We’re talking about food, but the database also includes chemicals and materials. Are there any chemicals or materials that we should avoid using?
In our database, we use this to assess the impacts of packaging.

 We also use this to assess health and beauty products. You want to know, when you pick up a lotion or a sunscreen, is this going to be poisonous for me? You also want to know, is this going to be poisonous for the coral reefs where I’m swimming?
We stay away from saying don’t ever use this ingredient or that ingredient because that creates a mentality of black and white, good or bad. That’s just not as useful as actually learning things well enough to make a new, fresh decision when you’re looking at an individual product.

The other thing I would say in terms of your ultimate impact on the world is that food is a much more important place to be focusing than packaging, because its impact is exponentially larger.
If you look at the carbon footprint of, let’s just say a food versus the packaging that the food is in, the food makes up anywhere from 70 percent to 99 percent of the impact of that product.
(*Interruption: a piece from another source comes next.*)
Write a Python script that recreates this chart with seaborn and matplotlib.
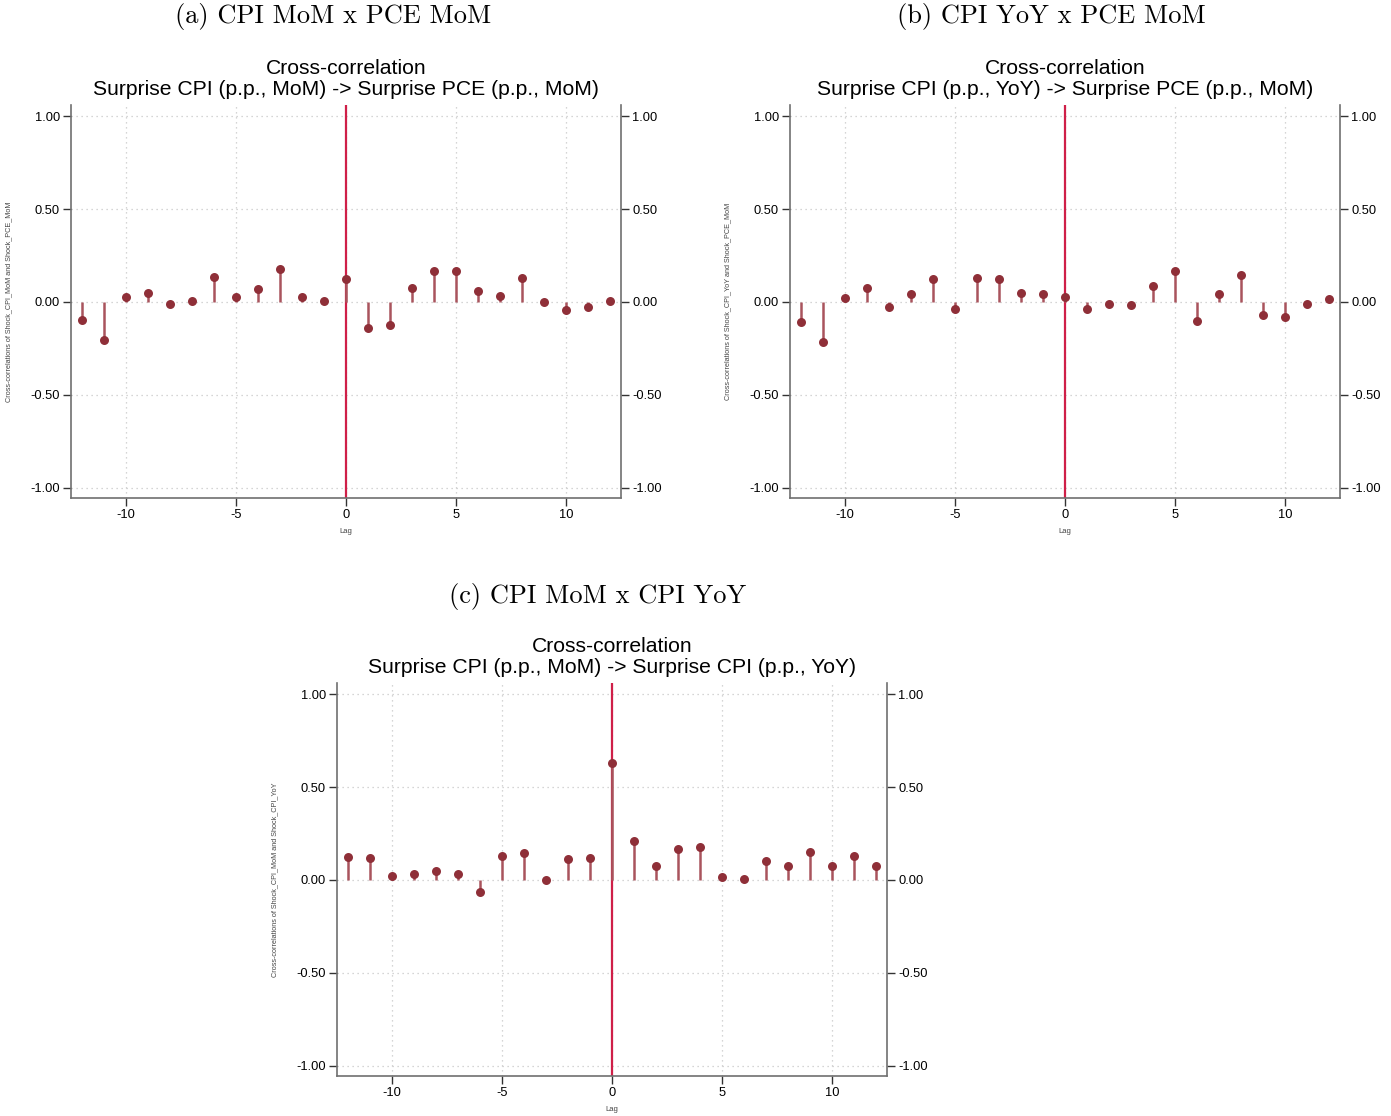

Whereas the packaging usually only makes up 2 percent to 7 percent of the impact in terms of carbon, in terms of water. You can have the most super sustainable packaging, but terrible food products.

HowGood uses this huge database to help companies improve their environmental and social impact. Can you explain what that process looks like?
Some of it’s on the HowGood side, some of it’s on the company side. On the HowGood side, any individual ingredient that you use, say it’s a cashew or salt or sugar or carrot, we map out where is that grown? How is that grown? 
What is the carbon footprint? How much water does it use? How much energy do you have to use to process that carrot to make it into dehydrated carrot powder before you put it into this soup? Who are the people who are working, harvesting, growing the carrots, who are the people in the factory processing the cashews by hand?
There are things you can’t see like workers rights, labor risks, and the energy used for processing behind every food. Any food coming from an industrial food system has a negative impact. HowGood maps all of that.
When a company comes to us saying they want to improve their impact, the main way that we partner is through a software platform called Latis, where they can log in and enter the ingredients they use and where they’re sourced from—if they know that. Then, drawing from our database, which includes data from 550 different sources, we’ll instantly display their impact.
The first step is understand the impact you are having. Then the next step is, explore the opportunities for improvements. Ultimately it is up to the companies that we work with to change their sourcing choices, to put new policies, standards, or practices into place, to collaborate with their suppliers, to improve the impact all around.
If you could magically make everyone do one thing to help the environment, what would it be?
Go work on a local farm for a year of dedicated weekly work and learn to be humble and listen. That would be a really lovely start.